What you should do: Records follow. Select each line holding "this".

— BEGIN Data rows —

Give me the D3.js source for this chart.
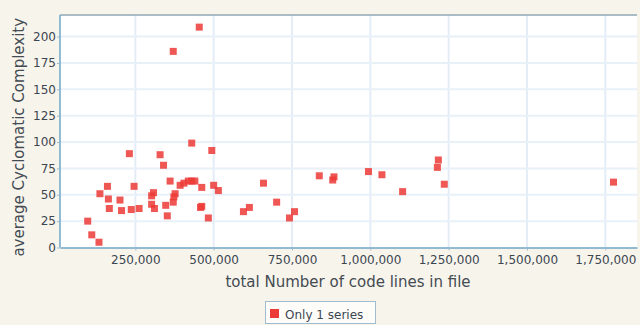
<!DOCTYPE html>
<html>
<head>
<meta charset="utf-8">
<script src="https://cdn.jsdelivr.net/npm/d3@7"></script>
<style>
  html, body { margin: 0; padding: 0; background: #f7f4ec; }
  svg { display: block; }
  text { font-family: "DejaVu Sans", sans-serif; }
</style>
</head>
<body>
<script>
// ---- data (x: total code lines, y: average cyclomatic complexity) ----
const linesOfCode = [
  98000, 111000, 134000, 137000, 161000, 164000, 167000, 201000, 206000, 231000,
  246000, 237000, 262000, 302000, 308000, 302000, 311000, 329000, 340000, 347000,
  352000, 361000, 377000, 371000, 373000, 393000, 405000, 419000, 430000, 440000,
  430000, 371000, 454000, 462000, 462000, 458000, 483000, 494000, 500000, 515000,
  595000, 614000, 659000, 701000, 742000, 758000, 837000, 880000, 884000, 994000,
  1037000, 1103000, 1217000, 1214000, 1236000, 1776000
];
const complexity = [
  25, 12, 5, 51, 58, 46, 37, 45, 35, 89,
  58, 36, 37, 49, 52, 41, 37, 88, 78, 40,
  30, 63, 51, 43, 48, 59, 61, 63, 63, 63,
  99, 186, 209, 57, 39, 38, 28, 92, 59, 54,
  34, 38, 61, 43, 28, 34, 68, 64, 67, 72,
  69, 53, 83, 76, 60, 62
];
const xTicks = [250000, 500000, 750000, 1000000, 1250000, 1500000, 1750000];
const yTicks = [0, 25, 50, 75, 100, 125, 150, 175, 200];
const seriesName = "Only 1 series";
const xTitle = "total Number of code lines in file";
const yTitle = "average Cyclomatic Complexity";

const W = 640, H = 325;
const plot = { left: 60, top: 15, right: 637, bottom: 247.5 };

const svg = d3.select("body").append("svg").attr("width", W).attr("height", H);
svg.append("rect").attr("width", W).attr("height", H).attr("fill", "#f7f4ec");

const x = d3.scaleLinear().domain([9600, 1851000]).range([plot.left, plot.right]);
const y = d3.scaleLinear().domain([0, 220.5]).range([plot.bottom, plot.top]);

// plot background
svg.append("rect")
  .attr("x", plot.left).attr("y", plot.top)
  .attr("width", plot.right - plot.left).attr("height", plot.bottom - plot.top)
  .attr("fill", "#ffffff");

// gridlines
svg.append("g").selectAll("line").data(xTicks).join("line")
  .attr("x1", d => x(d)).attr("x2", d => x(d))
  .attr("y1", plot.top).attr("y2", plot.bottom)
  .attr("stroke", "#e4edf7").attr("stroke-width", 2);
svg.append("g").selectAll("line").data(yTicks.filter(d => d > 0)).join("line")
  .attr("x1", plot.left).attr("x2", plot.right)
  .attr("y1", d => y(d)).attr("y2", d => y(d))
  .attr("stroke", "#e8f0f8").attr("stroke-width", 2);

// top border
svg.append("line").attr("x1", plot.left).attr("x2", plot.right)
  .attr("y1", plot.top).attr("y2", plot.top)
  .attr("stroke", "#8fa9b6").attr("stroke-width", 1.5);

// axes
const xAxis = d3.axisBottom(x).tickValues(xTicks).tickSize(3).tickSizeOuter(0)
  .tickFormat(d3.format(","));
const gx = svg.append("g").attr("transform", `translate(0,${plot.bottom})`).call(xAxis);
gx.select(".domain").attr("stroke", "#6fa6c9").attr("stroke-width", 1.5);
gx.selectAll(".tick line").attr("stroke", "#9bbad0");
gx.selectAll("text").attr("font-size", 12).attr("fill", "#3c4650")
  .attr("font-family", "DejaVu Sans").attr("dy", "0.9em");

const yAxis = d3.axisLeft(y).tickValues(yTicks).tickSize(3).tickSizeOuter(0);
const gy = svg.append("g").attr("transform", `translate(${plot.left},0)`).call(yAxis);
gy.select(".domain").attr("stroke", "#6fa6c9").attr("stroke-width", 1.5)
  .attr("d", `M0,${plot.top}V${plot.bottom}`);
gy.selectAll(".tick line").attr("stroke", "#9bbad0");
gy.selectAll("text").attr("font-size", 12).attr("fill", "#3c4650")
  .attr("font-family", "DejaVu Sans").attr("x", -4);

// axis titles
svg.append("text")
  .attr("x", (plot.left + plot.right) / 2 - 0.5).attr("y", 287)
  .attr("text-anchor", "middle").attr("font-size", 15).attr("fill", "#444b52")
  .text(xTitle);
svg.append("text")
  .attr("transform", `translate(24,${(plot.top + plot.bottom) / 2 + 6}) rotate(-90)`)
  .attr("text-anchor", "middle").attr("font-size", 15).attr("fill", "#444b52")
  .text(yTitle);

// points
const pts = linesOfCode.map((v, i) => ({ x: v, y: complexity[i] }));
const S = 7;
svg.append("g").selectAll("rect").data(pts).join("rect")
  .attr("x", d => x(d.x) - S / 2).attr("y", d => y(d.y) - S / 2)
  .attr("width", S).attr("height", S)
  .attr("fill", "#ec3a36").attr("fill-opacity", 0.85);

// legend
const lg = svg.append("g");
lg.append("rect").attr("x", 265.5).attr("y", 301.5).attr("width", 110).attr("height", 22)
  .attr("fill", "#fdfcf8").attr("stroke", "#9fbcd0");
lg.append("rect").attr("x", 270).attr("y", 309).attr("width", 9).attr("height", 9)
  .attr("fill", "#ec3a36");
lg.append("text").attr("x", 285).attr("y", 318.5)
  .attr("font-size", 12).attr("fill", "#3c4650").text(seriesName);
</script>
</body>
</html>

— END Data rows —
— BEGIN Data rows —

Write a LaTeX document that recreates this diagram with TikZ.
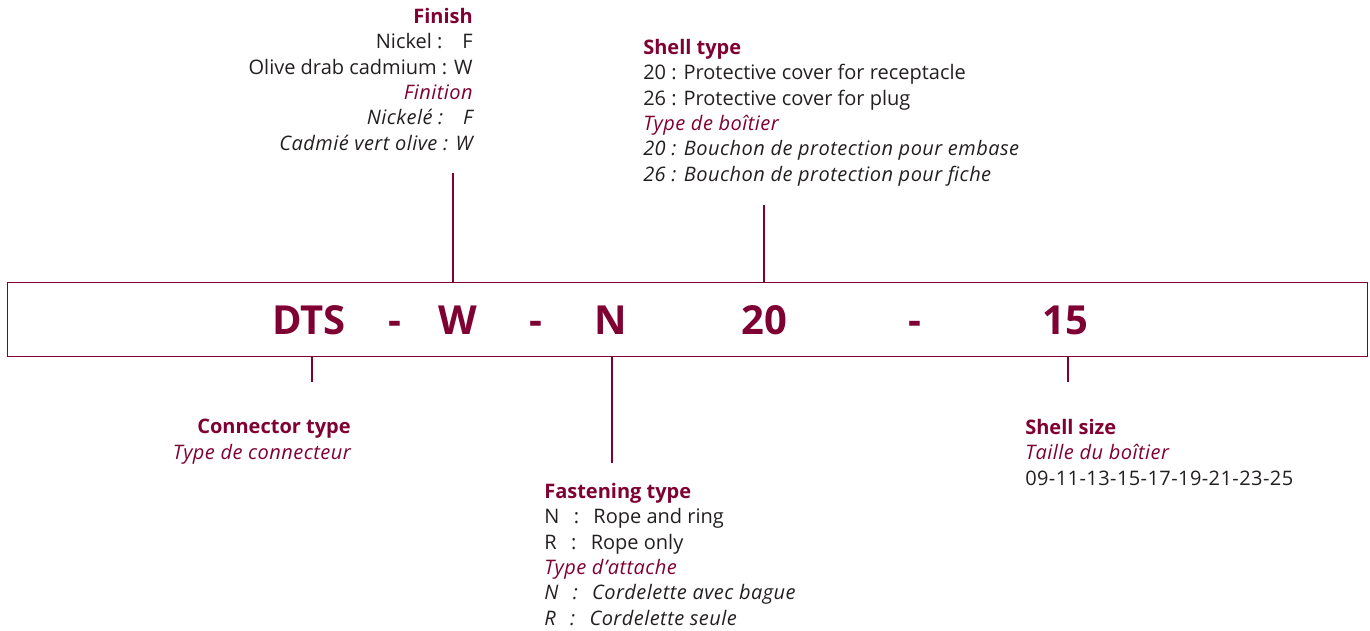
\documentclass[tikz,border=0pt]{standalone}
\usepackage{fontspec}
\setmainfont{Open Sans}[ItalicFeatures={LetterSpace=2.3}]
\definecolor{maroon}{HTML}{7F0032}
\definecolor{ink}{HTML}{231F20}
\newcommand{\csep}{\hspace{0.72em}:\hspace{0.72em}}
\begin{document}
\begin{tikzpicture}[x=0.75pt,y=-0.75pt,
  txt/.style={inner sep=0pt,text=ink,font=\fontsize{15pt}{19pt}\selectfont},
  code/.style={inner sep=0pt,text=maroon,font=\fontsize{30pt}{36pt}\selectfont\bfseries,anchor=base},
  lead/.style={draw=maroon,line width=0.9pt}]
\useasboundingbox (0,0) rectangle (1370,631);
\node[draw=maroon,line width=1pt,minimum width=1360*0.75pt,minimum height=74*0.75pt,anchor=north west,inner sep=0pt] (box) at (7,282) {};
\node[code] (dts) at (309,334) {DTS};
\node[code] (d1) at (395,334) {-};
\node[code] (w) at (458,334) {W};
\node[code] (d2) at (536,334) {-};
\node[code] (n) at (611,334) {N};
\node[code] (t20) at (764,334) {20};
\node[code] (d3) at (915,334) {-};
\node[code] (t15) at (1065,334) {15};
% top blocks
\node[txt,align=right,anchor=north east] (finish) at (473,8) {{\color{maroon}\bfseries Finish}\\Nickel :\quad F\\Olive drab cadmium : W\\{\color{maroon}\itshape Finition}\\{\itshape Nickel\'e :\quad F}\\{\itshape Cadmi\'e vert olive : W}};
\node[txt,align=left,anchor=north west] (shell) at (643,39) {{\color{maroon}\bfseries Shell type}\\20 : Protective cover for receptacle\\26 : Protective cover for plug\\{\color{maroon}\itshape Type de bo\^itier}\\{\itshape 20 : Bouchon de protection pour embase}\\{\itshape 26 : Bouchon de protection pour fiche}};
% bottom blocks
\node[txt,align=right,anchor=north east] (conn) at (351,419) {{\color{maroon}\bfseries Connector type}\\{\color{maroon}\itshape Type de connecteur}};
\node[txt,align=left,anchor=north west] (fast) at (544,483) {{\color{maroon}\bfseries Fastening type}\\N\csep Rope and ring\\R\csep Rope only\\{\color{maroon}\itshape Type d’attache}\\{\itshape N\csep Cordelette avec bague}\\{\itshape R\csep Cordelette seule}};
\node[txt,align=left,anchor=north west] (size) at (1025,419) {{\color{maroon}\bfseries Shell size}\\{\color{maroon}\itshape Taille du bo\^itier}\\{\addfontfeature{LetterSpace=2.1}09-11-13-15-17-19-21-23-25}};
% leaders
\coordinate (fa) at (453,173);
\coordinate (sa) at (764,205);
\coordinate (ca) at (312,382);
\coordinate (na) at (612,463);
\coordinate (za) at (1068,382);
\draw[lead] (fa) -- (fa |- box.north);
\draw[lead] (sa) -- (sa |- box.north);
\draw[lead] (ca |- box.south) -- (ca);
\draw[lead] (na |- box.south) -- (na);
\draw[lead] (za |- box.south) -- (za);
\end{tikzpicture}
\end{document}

— END Data rows —

Right answer:
Give me the D3.js source for this chart.
Write a LaTeX document that recreates this diagram with TikZ.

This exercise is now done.